He skipped gut issues: water, sanitation, migration, drugs, shoddy schools, patchy health services, unsolved vigilante murders, malnutrition, etc. Instead, he opted for bromides, in future tense.
Cebuanos will “become self-sufficient,” he proclaimed. The city will ”soar” from a fire sale of 30 hectares of South Road Properties (SRP) that’d become “world class,” electric company royalties, investors---all in the future. Counting chickens before eggs are hatched, however, doesn’t bridge basic service gaps.
“The whole art of a political speech is to put nothing into it,” English writer Hilarie Belloc observed. “It is much more difficult than it sounds.”
No sweat. Osmeña urged teamwork to meet “the dangerous situation coming from Provincial Government.” Like what? Capitol flagged Torrens titles for a run-down zoo, a down-at-the-heels Fuente Osmeña and held on to a shabby bus terminal. Included is a prime provincial lot where a committee now screens occupants, squatters--–and voters.

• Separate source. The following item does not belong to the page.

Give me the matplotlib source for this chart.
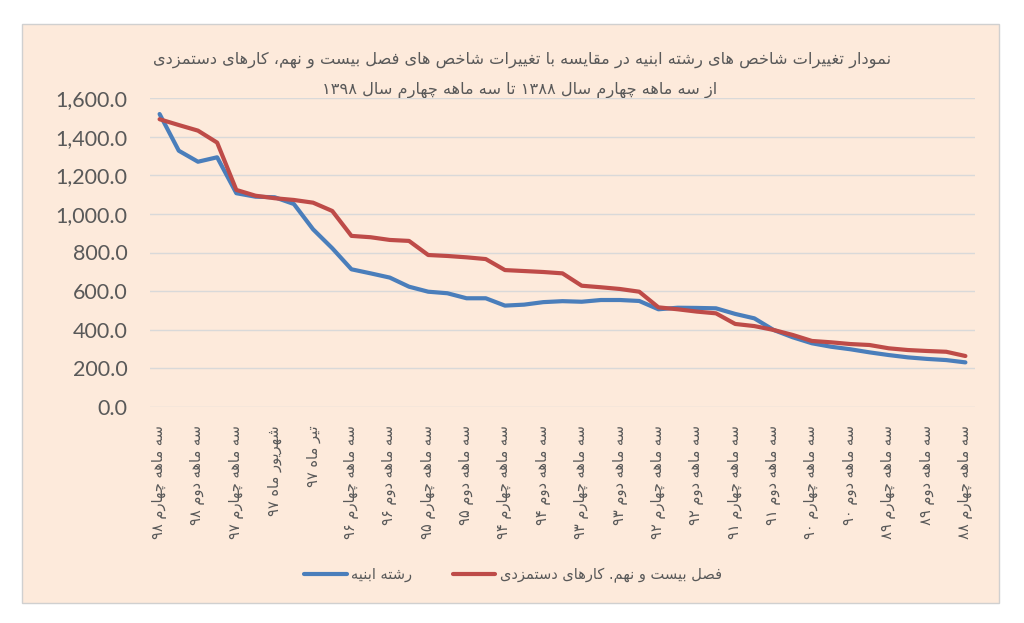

Despite a daily P1-million bill for yen loan interest, “the city can progress without the Province’s help,” Osmena insisted. “With SRP, we have the means to take off.” Hey, who hit the replay button?
“No one will beat us,” the mayor said in a mid-term state-of-the-city address. “We will be second to none.” That echoed his first inaugural pledge: Cebu would top the 80-plus cities then (now 123--–and counting).
Marikina, Muntinlupa and Davao promptly won the major governance awards. And Cebu flubbed the 2006 Asian Institute of Management survey of Philippine cities. Why? Reread the mayor’s speeches.
His first inaugural address urged legalizing of tigbakay (cockfighting) and improved tax collection. A later state-of-the-city address cited these “major achievements”: video carrera down by 80 percent; companies caving in on franchise taxes---and an election year “asphalt storm.”
These fall far short of what Cebuanos need in a 21st century of fiber optics, urbanization, wireless Internet, massive migration and globalization plus terrorism, Cebu Daily News snapped.
An inaugural address need not match Cicero’s “First Oration Against Cataline” (43 B.C.?) or Martin Luther King’s “I Have A Dream” (1951). But can’t officials go beyond rhetoric to address basic issues?
Contrast Cebu’s emerging water crisis with reform of water delivery in Metro Manila. “Millions now receive better water services at affordable cost,” World Bank’s Joachim von Amsberg said. Some get “piped water and sanitation for the first time in their lives.”
The Ayala-led Manila Water is a “proven success story” where government recast its old role as primary provider into that of new enabler. Financially successful, Manila Water attracts additional capital to expand coverage. “Transparent rebidding of the Maynilad concession offers promise of a similar success story for the west service.”
And here? Complex urban problems have long outstripped hand-me-down structures of 19th century city halls. Feudal lords, with councils of subservient satraps, still rule.
But we pay our officials, not to fool around with political tigbakay. We expect them to think through policies that the city needs for century ahead---and ensure they’re implemented. Only then, should they speak.
“Speech,” after all, “is the small change of silence.”